First he took an expensive ($500+) down jacket on his trip and put it in a stuff sack. Somehow one morning the stuff sack worked its way out of his backpack and started rolling down an incline. Last Tristan saw this bag filled with his jacket it was going over the edge. Luckily as this was going on he thought about a sign we had seen during the Disney Marathon that suggested

"If your keys drop in hot flowing Lava, let 'em go man, just let 'em go!"

Apparently that should have said, "if your expensive jacket goes rolling off a 14,000 foot mountain let it go, just let it go dude".

Luckily one of his climbing group members ended up bailing at about 12,000 feet and Tristan asked and was able to borrow this very nice gentleman's jacket. This made it possible for Tristan to summit Rainier for the second time. This time on the more challenging Kautz Glacier.

The next story Tristan relayed was about their bagged dinners. Apparently they got "Tasty bits" for their final dinner. This was some type of spicey asian meal that upset most all of the climbers stomach by giving everyone gas. Sounds like a blast to be stuck in a small tent with other stinkey climbers with gas, doesn't it? Oh actually it sounds like my Monday night with Gilligan the gas-ey dog!

A currently unnamed person mentioned that during this entire trip (and every other mountaineering expedition he goes on) he ends up being really bound up (i.e. can't poop). My suggestion is some e.coli laced peanut butter but apparently this suggestion is not well recieved.

In fact this same person mentioned he has been pooping like a deer recently. I had no comeback for this comment. Does he mean he is lifting his tail and spewing out a bunch of pellets, he is pooping in people's backyards...what does he mean? Finally, I figured out this person was suggesting he was bound up.

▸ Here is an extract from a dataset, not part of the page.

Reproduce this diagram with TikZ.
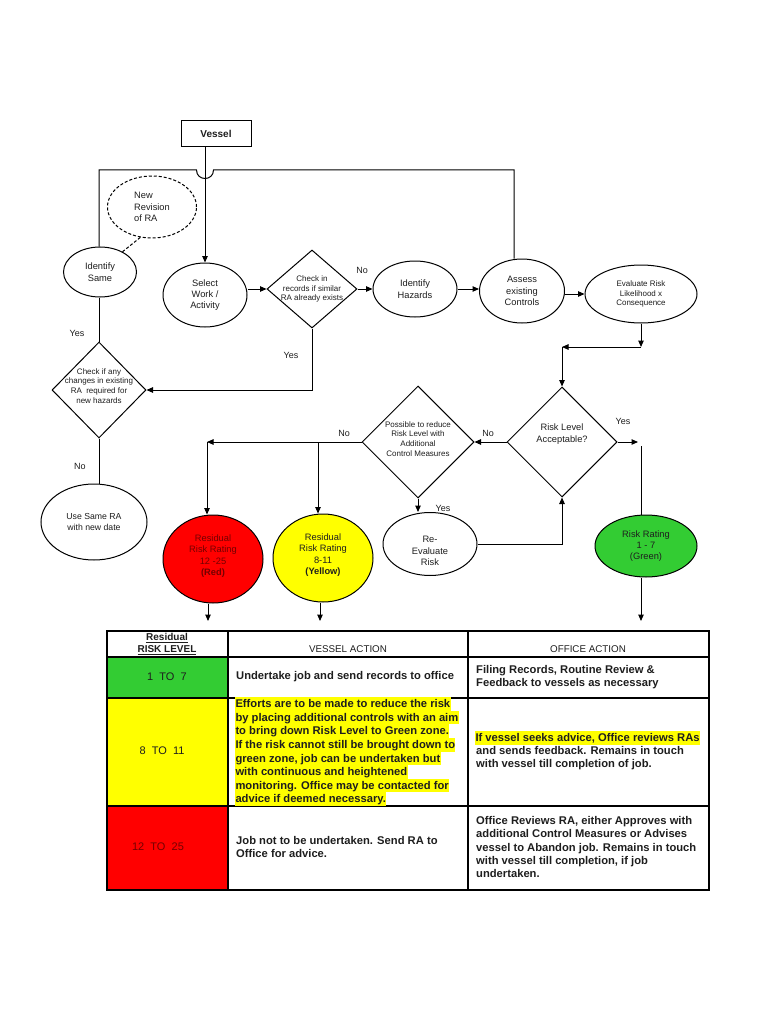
\documentclass[tikz,border=0pt]{standalone}
\usepackage{fontspec}
\setmainfont{Liberation Sans}
\usetikzlibrary{shapes.geometric,arrows.meta}
\definecolor{fgreen}{RGB}{51,204,51}
\definecolor{fyellow}{RGB}{255,255,0}
\definecolor{fred}{RGB}{255,0,0}
\definecolor{dred}{RGB}{115,0,0}
\definecolor{ink}{RGB}{30,30,30}
\begin{document}
\begin{tikzpicture}[x=1pt,y=-1pt,
  shp/.style={draw, line width=1pt, inner sep=0pt},
  ell/.style={shp, ellipse},
  dia/.style={shp, diamond},
  ftxt/.style={font=\fontsize{9.3}{11.4}\selectfont, align=center, text=ink},
  stxt/.style={font=\fontsize{8}{9.9}\selectfont, align=center, text=ink},
  ln/.style={line width=1pt},
  arr/.style={line width=1pt, -{Triangle[length=6.5pt,width=5.5pt]}},
  yn/.style={font=\fontsize{9}{11}\selectfont, text=ink, inner sep=0pt},
  tline/.style={line width=1.3pt},
  bt/.style={font=\bfseries\fontsize{11.2}{13.4}\selectfont, text=ink, align=left, inner sep=0pt},
  rt/.style={font=\fontsize{11}{13}\selectfont, text=ink, inner sep=0pt},
  hl/.style={bt, fill=fyellow, anchor=west, inner xsep=0.3pt, text height=10.4pt, text depth=3.2pt},
  hdr/.style={font=\bfseries\fontsize{10}{11.8}\selectfont, text=ink, align=center, inner sep=0pt},
  hdrn/.style={font=\fontsize{9.8}{11.8}\selectfont, text=ink, inner sep=0pt}
]
\useasboundingbox (0,0) rectangle (768,1024);
\fill[white] (0,0) rectangle (768,1024);

% ---------- flowchart nodes ----------
\node[draw, line width=1pt, minimum width=70pt, minimum height=26pt, inner sep=0pt,
      font=\bfseries\fontsize{10}{12}\selectfont, text=ink] (vessel) at (216,134) {Vessel};
\node[ell, minimum width=73pt, minimum height=50pt, ftxt] (idsame) at (100,272) {Identify\\Same};
\node[ell, dash pattern=on 3pt off 2pt, minimum width=89pt, minimum height=62pt, ftxt, align=left] (newrev) at (152,207) {New\\Revision\\of RA};
\node[ell, minimum width=84pt, minimum height=64pt, ftxt] (sel) at (205,295) {Select\\Work /\\Activity};
\node[dia, minimum width=90pt, minimum height=78pt,
      label={[stxt]center:{Check in\\records if similar\\RA already exists}}] (chk) at (312,289) {};
\node[ell, minimum width=84pt, minimum height=56pt, ftxt] (haz) at (415,289) {Identify\\Hazards};
\node[ell, minimum width=85pt, minimum height=64pt, ftxt] (assess) at (522,291) {Assess\\existing\\Controls};
\node[ell, minimum width=112pt, minimum height=58pt, stxt] (evalr) at (641,294) {Evaluate Risk\\Likelihood x\\Consequence};
\node[dia, minimum width=110pt, minimum height=110pt,
      label={[ftxt,yshift=8pt]center:{Risk Level\\Acceptable?}}] (acc) at (562,442) {};
\node[dia, minimum width=112pt, minimum height=112pt,
      label={[stxt,yshift=3pt]center:{Possible to reduce\\Risk Level with\\Additional\\Control Measures}}] (poss) at (418,442) {};
\node[ell, minimum width=94pt, minimum height=63pt,
      label={[ftxt,yshift=-7pt]center:{Re-\\Evaluate\\Risk}}] (reev) at (430,544) {};
\node[ell, fill=fgreen, minimum width=102pt, minimum height=62pt, ftxt] (green) at (646,546) {Risk Rating\\1 - 7\\(Green)};
\node[ell, fill=fred, minimum width=100pt, minimum height=88pt,
      label={[ftxt,text=dred,yshift=3pt]center:{Residual\\Risk Rating\\12 -25\\\textbf{(Red)}}}] (red) at (213,559) {};
\node[ell, fill=fyellow, minimum width=100pt, minimum height=88pt,
      label={[ftxt,yshift=3pt]center:{Residual\\Risk Rating\\8-11\\\textbf{(Yellow)}}}] (yel) at (323,558) {};
\node[dia, minimum width=94pt, minimum height=96pt,
      label={[stxt,yshift=4pt]center:{Check if any\\changes in existing\\RA\ \ required for\\new hazards}}] (chg) at (99,390) {};
\node[ell, minimum width=106pt, minimum height=76pt, font=\fontsize{8.7}{11}\selectfont, align=center, text=ink] (usesame) at (94,522) {Use Same RA\\with new date};

% ---------- junction coordinates ----------
\coordinate (tl) at (99,170);
\coordinate (tr) at (514,170);
\coordinate (hopR) at (213.5,170);
\coordinate (hopL) at (196.5,170);
\coordinate (j1) at (641,347);
\coordinate (j2) at (562,347);
\coordinate (j3) at (638,442);
\coordinate (j3b) at (641,446);
\coordinate (j4) at (207,442);
\coordinate (j5) at (318,442);
\coordinate (gend) at (641,621);
\coordinate (rend) at (208,621);
\coordinate (yend) at (320,621);

% ---------- connectors ----------
\draw[arr] (vessel.south -| sel.north) -- (sel.north);
\draw[ln] ([xshift=-8pt]assess.north) -- (tr) -- (hopR)
   .. controls (213.5,181.3) and (196.5,181.3) .. (hopL) -- (tl) -- (tl |- idsame.north);
\draw[ln] (idsame.south -| tl) -- (chg.north);
\draw[ln, dash pattern=on 3pt off 2pt] (newrev.249) -- (idsame.42);
\draw[arr] (sel.east |- chk.west) -- (chk.west);
\draw[arr] (chk.east) -- (haz.west);
\draw[arr] (haz.east) -- (haz.east -| assess.west);
\draw[arr] (assess.east |- evalr.west) -- (evalr.west);
\draw[arr] (evalr.south) -- (j1);
\draw[arr] (j1) -- (j2);
\draw[arr] (j2) -- (acc.north);
\draw[arr] (chk.south) -- (chk.south |- chg.east) -- (chg.east);
\draw[ln] (chg.south) -- (chg.south |- usesame.north);
\draw[arr] (acc.west) -- (poss.east);
\draw[arr] (acc.east) -- (j3);
\draw[ln] (j3b) -- (green.north -| j3b);
\draw[arr] (green.south -| gend) -- (gend);
\draw[arr] (poss.west) -- (j4);
\draw[arr] (j4) -- (j4 |- red.north);
\draw[arr] (j5) -- (j5 |- yel.north);
\draw[arr] (poss.south) -- (poss.south |- reev.north);
\draw[arr] (reev.east) -- (acc.south |- reev.east) -- (acc.south);
\draw[arr] (red.south -| rend) -- (rend);
\draw[arr] (yel.south -| yend) -- (yend);

% ---------- yes / no labels ----------
\node[yn] (l1) at (77,333) {Yes};
\node[yn] (l2) at (362,270) {No};
\node[yn] (l3) at (291,355) {Yes};
\node[yn] (l4) at (80,466) {No};
\node[yn] (l5) at (623,421) {Yes};
\node[yn] (l6) at (488,433) {No};
\node[yn] (l7) at (344,433) {No};
\node[yn] (l8) at (443,508) {Yes};

% ---------- table ----------
\fill[fgreen] (107,657) rectangle (228,698);
\fill[fyellow] (107,698) rectangle (228,806);
\fill[fred] (107,806) rectangle (228,890);
\draw[tline] (107,631) rectangle (709,890);
\draw[tline] (107,657) -- (709,657);
\draw[tline] (107,698) -- (709,698);
\draw[tline] (107,806) -- (709,806);
\draw[tline] (228,631) -- (228,890);
\draw[tline] (468,631) -- (468,890);

\node[hdr] (h1) at (167,644) {\underline{Residual}\\\underline{RISK LEVEL}};
\node[hdrn] (h2) at (348,649) {VESSEL ACTION};
\node[hdrn] (h3) at (588,649) {OFFICE ACTION};

\node[rt] (r1) at (167,677) {1\ \ TO\ \ 7};
\node[rt] (r2) at (162,751) {8\ \ TO\ \ 11};
\node[rt, text=dred] (r3) at (158,847) {12\ \ TO\ \ 25};

\node[bt, anchor=west] (v1) at (236,677) {Undertake job and send records to office};
\node[hl] (va) at (235,704) {Efforts are to be made to reduce the risk};
\node[hl] (vb) at (235,717.6) {by placing additional controls with an aim};
\node[hl] (vc) at (235,731.2) {to bring down Risk Level to Green zone.};
\node[hl] (vd) at (235,744.8) {If the risk cannot still be brought down to};
\node[hl] (ve) at (235,758.4) {green zone, job can be undertaken but};
\node[hl] (vf) at (235,772) {with continuous and heightened};
\node[hl] (vg) at (235,785.6) {monitoring. Office may be contacted for};
\node[hl] (vh) at (235,799.2) {advice if deemed necessary.};
\node[bt, anchor=west] (v3) at (236,847) {Job not to be undertaken. Send RA to\\Office for advice.};

\node[bt, anchor=west] (o1) at (476,677) {Filing Records, Routine Review \&\\Feedback to vessels as necessary};
\node[hl] (o2a) at (475,738) {If vessel seeks advice, Office reviews RAs};
\node[bt, anchor=west] (o2b) at (476,758) {and sends feedback. Remains in touch\\with vessel till completion of job.};
\node[bt, anchor=west] (o3) at (476,847) {Office Reviews RA, either Approves with\\additional Control Measures or Advises\\vessel to Abandon job. Remains in touch\\with vessel till completion, if job\\undertaken.};
\end{tikzpicture}
\end{document}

I offered my sympathy and suggested: "prunes, dates and other fruits: Gramps" I think the last suggestion nearly got me a beating (or as gramps said: "You're cruising for a bruising").

This got me to thinking in about 1 week I will have this exact same dilemma. If you read my post Umstead 100 mile or even VT100 posts you realize I pound down the banana's but don't eat many other fruits/veggies during the 100 miler. I admit I eat banana's for their binding properties, but it is not pretty after the fact when I am dehydrated and can't do my business for days.

For those of you who have made it to the end of this post, you should realize I was not joking in my blog title!